Exercise inputs.

⁂

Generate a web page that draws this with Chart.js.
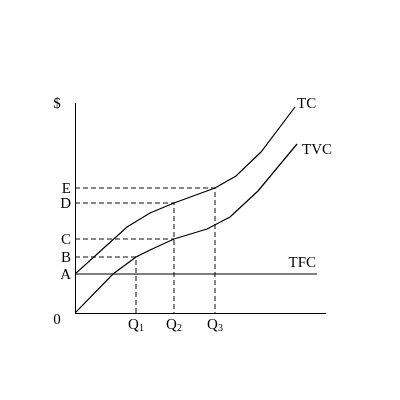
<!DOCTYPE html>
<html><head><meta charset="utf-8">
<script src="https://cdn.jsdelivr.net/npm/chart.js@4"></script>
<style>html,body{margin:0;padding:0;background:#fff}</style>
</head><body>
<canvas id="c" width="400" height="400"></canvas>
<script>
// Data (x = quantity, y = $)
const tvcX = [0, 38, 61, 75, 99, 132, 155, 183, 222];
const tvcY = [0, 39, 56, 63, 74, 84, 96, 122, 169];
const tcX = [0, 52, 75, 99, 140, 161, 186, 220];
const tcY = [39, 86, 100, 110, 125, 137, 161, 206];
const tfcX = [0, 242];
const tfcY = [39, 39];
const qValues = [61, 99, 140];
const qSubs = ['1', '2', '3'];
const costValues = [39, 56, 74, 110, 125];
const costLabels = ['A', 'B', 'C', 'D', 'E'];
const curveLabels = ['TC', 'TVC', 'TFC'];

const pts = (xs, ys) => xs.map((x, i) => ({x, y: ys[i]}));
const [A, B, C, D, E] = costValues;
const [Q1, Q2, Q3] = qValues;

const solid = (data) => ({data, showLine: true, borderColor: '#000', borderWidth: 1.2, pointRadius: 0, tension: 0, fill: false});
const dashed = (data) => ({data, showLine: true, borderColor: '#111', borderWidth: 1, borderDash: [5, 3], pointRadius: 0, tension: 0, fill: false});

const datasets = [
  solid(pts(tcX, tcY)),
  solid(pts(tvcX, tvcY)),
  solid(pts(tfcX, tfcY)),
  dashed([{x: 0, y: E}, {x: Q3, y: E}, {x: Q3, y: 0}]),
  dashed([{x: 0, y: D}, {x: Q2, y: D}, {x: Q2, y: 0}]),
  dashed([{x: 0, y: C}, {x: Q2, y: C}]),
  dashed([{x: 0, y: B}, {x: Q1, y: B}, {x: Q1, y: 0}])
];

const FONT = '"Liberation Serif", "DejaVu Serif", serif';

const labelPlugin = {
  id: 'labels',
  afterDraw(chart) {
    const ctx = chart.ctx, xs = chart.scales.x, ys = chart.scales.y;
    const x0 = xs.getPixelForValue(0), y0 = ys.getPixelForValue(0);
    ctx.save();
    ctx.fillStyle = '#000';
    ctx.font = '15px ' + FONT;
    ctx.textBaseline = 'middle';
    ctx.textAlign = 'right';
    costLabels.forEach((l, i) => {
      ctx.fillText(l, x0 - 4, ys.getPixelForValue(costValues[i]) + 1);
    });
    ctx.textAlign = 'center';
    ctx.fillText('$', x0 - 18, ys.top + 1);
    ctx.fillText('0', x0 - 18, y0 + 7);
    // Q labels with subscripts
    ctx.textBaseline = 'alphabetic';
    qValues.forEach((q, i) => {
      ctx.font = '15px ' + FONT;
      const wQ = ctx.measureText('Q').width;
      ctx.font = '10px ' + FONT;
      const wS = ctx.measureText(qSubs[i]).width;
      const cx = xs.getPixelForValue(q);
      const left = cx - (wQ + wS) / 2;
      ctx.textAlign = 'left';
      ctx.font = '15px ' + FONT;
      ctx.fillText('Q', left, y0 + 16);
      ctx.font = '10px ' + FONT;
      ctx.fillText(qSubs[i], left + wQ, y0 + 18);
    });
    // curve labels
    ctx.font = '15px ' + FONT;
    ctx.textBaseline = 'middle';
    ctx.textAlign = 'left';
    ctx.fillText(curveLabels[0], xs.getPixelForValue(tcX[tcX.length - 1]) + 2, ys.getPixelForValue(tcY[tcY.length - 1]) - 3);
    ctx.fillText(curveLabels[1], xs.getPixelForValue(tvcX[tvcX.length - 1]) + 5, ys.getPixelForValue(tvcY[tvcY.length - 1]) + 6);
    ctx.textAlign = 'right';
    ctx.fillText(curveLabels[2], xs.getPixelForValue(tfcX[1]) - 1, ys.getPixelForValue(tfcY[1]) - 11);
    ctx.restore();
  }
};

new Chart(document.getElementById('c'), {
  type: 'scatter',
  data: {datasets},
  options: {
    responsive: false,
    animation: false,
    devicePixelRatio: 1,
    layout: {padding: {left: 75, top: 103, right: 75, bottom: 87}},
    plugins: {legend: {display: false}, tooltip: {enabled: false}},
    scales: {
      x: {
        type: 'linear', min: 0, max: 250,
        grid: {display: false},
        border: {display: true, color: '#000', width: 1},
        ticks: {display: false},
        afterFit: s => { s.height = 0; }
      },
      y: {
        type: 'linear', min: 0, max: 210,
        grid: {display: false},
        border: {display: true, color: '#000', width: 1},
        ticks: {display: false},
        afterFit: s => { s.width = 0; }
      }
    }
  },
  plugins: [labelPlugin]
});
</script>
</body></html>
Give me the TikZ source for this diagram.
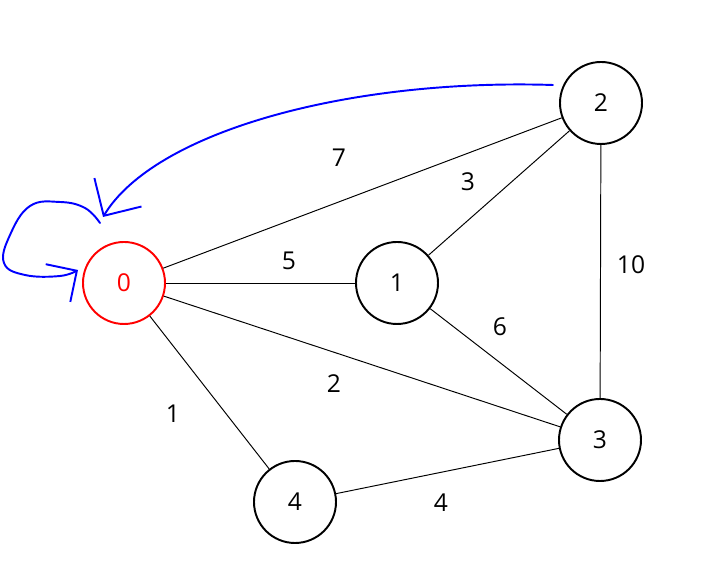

⁂

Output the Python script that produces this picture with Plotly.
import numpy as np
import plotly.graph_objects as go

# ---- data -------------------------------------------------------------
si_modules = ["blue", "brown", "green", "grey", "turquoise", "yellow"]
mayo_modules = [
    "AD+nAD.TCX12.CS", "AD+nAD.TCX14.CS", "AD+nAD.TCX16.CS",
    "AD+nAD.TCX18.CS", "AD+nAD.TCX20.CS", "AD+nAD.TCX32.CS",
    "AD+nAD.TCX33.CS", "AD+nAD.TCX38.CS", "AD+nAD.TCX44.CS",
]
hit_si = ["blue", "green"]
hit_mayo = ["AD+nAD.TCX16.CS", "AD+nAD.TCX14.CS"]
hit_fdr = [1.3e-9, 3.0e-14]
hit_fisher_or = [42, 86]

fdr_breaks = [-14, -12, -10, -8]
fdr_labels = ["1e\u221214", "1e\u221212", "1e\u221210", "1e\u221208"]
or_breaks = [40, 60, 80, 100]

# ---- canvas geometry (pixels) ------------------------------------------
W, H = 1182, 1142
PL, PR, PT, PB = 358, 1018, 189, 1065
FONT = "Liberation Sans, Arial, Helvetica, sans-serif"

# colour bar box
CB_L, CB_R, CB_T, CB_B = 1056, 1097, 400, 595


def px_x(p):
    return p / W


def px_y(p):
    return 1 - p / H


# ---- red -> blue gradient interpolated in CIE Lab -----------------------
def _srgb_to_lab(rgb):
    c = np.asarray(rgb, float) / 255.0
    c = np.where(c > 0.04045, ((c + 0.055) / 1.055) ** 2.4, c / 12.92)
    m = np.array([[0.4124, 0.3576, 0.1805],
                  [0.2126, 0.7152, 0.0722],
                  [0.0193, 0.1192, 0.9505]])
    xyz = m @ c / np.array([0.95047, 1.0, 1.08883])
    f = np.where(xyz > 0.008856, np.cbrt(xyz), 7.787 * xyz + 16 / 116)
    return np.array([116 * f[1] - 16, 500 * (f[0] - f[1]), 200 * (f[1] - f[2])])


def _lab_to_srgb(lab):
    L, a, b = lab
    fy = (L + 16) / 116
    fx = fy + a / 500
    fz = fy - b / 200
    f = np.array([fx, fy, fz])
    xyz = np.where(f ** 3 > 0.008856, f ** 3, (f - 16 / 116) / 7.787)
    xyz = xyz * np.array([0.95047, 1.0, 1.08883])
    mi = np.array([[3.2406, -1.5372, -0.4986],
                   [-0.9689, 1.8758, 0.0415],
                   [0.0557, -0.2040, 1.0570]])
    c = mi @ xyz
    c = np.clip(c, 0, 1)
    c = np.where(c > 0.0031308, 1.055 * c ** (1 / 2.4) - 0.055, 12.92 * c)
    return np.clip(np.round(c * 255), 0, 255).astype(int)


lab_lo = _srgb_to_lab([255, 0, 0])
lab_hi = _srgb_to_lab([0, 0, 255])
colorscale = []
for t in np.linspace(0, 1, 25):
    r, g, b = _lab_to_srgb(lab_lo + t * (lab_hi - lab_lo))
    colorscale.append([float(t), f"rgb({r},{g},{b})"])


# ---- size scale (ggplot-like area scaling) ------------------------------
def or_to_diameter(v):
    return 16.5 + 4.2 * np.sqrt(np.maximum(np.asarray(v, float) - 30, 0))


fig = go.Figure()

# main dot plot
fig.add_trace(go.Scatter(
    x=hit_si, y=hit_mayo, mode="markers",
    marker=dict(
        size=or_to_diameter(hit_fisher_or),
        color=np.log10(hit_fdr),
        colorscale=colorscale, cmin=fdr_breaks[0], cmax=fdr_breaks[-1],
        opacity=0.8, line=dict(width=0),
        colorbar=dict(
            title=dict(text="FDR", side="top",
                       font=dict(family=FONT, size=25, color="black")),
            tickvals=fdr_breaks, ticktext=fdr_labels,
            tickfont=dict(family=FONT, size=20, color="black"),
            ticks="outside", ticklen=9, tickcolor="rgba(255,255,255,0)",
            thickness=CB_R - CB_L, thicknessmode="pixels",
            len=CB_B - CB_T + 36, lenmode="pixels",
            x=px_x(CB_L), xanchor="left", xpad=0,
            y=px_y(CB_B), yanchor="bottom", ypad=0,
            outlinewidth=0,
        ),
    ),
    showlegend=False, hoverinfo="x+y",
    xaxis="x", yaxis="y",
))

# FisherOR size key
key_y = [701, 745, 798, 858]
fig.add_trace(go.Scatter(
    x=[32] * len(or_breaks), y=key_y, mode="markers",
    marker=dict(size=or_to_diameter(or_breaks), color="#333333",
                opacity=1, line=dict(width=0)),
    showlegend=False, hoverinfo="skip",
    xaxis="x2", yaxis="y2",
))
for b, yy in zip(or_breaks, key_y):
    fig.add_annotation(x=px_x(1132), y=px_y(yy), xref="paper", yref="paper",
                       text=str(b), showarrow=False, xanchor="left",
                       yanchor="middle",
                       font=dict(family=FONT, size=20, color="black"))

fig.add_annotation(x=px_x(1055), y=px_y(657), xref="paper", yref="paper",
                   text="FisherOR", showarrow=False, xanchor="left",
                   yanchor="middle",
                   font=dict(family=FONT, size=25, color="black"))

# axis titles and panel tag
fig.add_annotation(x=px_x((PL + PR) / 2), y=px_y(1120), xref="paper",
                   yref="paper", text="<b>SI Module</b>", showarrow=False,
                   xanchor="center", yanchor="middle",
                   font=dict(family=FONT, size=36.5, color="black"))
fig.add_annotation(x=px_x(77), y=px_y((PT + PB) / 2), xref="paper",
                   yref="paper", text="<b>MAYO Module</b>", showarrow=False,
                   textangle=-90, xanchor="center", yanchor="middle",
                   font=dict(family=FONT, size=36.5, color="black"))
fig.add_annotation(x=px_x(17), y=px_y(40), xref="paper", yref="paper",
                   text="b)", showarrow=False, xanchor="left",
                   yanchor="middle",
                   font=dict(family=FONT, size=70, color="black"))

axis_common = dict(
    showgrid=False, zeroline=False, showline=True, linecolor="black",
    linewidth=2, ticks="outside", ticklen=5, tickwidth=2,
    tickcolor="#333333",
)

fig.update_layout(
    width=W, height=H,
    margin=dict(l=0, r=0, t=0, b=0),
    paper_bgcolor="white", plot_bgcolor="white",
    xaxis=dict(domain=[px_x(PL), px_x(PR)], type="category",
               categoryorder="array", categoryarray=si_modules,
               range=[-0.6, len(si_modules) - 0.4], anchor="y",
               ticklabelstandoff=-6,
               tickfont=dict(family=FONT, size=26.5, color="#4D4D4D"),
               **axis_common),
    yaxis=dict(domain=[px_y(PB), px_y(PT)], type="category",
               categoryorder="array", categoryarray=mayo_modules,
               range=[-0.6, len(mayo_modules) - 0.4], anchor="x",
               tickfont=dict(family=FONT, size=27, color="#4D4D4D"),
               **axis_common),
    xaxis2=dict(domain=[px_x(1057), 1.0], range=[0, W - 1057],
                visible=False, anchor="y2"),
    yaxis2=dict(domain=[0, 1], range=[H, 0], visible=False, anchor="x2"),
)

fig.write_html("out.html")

⁂

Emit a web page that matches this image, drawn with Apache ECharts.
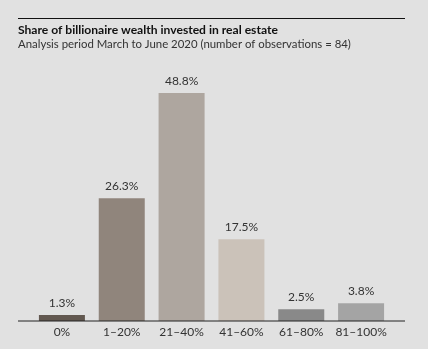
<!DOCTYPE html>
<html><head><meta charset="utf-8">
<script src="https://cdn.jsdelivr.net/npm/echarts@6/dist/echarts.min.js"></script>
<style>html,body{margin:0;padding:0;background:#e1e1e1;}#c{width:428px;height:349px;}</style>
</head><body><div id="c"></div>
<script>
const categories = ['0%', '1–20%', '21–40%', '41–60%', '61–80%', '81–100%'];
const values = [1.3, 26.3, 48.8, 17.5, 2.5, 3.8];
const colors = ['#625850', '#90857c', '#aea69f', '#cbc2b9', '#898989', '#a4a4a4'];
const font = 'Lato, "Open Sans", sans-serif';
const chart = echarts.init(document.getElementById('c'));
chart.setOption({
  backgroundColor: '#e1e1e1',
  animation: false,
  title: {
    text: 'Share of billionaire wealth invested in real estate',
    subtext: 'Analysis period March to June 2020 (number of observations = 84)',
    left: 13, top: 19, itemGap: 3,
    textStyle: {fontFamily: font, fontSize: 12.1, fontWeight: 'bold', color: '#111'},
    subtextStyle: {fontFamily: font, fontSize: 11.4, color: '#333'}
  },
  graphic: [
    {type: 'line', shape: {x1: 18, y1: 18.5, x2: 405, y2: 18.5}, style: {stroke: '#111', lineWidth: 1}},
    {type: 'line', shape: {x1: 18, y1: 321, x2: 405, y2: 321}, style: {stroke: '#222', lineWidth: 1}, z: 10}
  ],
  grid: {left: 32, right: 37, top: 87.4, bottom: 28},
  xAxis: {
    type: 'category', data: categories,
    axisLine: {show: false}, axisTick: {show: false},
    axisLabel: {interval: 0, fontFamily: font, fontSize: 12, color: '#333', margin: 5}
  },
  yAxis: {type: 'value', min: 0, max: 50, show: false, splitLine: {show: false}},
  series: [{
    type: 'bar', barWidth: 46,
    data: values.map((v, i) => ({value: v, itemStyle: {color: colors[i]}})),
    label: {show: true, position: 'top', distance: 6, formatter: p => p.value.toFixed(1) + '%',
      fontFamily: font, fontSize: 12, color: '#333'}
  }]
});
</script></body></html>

⁂

Written problem. Using the entries above, return exactly the lines from the line with "Output the Python" to the line with "import plotly.graph_objects as go", counting both of those lines.

Answer in full.
Output the Python script that produces this picture with Plotly.
import numpy as np
import plotly.graph_objects as go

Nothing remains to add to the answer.